## [Source material]
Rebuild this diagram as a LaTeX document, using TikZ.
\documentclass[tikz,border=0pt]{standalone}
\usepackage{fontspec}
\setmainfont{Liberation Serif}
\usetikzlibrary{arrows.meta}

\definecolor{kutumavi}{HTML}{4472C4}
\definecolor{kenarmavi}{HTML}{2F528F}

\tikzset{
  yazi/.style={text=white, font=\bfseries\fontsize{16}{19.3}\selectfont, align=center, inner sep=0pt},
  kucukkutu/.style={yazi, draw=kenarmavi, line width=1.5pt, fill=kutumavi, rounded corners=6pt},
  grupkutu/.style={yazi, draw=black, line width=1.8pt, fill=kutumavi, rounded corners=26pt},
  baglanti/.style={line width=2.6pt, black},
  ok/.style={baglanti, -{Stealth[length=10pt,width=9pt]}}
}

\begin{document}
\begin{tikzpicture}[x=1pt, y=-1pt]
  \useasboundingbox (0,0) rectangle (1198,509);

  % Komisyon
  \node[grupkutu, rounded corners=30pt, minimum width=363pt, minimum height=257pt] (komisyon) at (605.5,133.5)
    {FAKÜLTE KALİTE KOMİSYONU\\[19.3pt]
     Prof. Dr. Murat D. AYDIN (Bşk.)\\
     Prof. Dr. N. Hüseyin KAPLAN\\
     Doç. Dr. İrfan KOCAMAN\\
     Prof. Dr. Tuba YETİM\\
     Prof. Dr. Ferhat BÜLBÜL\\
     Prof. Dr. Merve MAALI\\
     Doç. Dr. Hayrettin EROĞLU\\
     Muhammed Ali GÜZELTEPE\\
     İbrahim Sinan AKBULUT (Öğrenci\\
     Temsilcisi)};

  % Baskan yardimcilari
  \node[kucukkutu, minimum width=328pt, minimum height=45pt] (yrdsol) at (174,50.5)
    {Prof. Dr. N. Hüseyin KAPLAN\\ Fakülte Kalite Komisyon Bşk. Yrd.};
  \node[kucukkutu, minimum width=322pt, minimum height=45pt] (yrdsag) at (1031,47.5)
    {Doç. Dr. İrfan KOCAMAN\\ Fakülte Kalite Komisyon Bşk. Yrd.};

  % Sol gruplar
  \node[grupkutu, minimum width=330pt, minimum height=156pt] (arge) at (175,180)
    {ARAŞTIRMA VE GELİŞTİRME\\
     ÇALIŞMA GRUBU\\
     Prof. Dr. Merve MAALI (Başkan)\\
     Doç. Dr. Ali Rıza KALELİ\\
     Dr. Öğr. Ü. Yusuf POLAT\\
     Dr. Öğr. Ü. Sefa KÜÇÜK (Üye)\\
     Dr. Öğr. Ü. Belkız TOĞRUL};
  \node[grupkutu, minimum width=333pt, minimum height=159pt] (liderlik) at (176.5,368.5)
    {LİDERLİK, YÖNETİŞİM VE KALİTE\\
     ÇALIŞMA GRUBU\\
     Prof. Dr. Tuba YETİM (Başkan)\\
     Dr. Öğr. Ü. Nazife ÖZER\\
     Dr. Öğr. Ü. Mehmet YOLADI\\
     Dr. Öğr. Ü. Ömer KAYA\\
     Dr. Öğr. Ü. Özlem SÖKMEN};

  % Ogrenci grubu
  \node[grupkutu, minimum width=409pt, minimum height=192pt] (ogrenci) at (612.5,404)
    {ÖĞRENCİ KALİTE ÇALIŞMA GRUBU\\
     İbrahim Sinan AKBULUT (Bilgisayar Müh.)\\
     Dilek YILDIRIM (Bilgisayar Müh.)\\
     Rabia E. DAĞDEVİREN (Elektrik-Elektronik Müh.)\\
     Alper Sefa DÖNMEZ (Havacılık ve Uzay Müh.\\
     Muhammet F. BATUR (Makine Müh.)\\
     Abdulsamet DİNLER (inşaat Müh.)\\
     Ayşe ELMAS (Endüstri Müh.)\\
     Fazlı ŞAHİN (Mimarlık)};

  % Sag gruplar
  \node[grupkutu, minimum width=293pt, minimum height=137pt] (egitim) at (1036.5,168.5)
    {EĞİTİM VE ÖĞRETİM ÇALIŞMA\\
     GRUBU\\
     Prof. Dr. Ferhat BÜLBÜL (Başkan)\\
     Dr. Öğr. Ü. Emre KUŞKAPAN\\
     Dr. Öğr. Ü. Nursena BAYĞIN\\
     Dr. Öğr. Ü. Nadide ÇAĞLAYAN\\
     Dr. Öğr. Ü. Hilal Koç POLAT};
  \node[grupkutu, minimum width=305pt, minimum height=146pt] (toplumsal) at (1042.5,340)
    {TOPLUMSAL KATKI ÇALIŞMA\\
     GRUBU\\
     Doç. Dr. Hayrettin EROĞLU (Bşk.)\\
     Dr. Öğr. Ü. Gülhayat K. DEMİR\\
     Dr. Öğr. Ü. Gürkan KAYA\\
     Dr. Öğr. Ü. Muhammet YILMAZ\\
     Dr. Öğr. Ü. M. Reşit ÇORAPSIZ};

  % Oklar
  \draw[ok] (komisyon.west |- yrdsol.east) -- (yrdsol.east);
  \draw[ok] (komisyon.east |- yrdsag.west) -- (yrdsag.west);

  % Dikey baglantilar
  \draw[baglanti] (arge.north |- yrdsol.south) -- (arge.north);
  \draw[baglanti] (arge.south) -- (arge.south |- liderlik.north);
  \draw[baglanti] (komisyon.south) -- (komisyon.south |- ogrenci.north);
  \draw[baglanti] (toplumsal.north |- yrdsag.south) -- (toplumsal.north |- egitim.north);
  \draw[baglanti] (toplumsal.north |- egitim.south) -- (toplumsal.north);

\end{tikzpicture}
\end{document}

## [Work to complete]
Write down again the exact lines running from the beginning of the data to the line containing "(0,0) rectangle (1198,509);", with both ends included.

## [Exercise answer]
Rebuild this diagram as a LaTeX document, using TikZ.
\documentclass[tikz,border=0pt]{standalone}
\usepackage{fontspec}
\setmainfont{Liberation Serif}
\usetikzlibrary{arrows.meta}

\definecolor{kutumavi}{HTML}{4472C4}
\definecolor{kenarmavi}{HTML}{2F528F}

\tikzset{
  yazi/.style={text=white, font=\bfseries\fontsize{16}{19.3}\selectfont, align=center, inner sep=0pt},
  kucukkutu/.style={yazi, draw=kenarmavi, line width=1.5pt, fill=kutumavi, rounded corners=6pt},
  grupkutu/.style={yazi, draw=black, line width=1.8pt, fill=kutumavi, rounded corners=26pt},
  baglanti/.style={line width=2.6pt, black},
  ok/.style={baglanti, -{Stealth[length=10pt,width=9pt]}}
}

\begin{document}
\begin{tikzpicture}[x=1pt, y=-1pt]
  \useasboundingbox (0,0) rectangle (1198,509);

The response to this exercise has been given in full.